With the progress he has made afriend at school, he has known him since he was a baby and came for his old nursery to the new one at the same time. I felt relief but now I'm slightly worried its becoming bait obsessive, he as started saying he hates X because they sat next to the best friend. He got very very upset the other day because they walk with us home but couldn't this day and it set him off for the day. He mentions him a lot and asks what he's doing ect, but is this just him having a best friend? Him being just a nursery aged child and I'm reading too much into it?
Also he's going through a stage of wanting me all the time, hes started asking me to play although he doesn't actually play with me he just wants me there but that is big progress some things I. Feel he's just average little boy but other things I just feel its not quite right
Do you have a routine at the weekend DS loves to be told what we will do the next day and in what order a bit a bind I know and occassionally we have had to change things (which can cause problems) but on the whole it helps. Perhaps a visual timetable I often just draw little pen pictures for him to reassure him as to whats happening.
DS also likes to know what other people are doing and we often make little stories of where they are and what they are doing. I think it helps him understand life goes on around our house as I think at one stage he felt the teachers and peers only existed at school.
DS still likes to know exactly where I am at all times. Things have improved a little since I went back to work. He understands I always come back from work. It's the fear if he doesn't know where you are you might not come back.
Thanks, on the weekends we go to town Saturday and Sunday's we go to my parents for dinner so he does have a routine, he is constantly asking me what happens next, what happened ths morning and wats happening tonight.
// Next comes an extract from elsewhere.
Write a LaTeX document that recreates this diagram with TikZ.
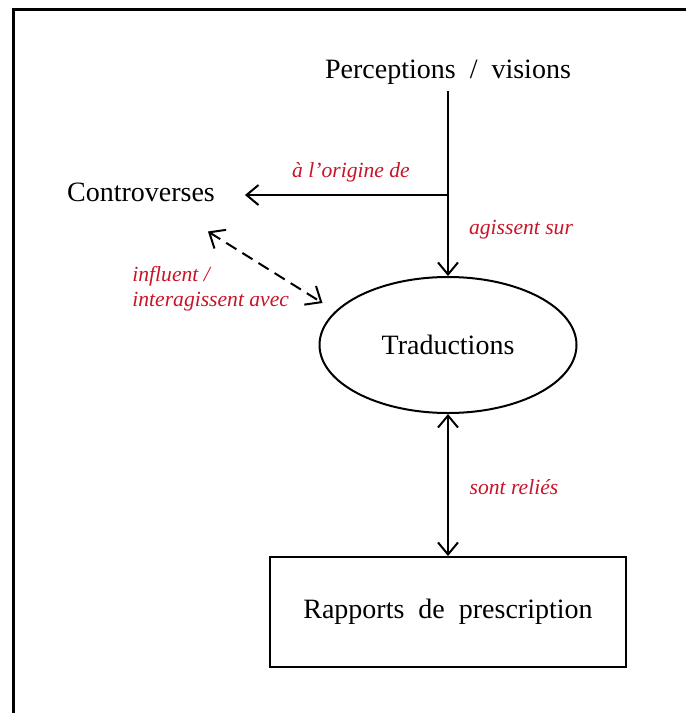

At school he is happy to be left but he as the friend, he can't tell me a teachers name yet and he's been there since September. it's exhausting,spent 4 years trying to get him to play games with me but me heis getting demandful with the need or me there, I literally leave the room for 5 secs and he wants me before he would entertain himself if I left him (I didn't though!)
It sounds like a visual timetable might be helpful, does he have that at school?
It's very hard when they are clingy DS is worse when he is ill. It's something that comes and goes with my DS. Being at school full time has really helped him.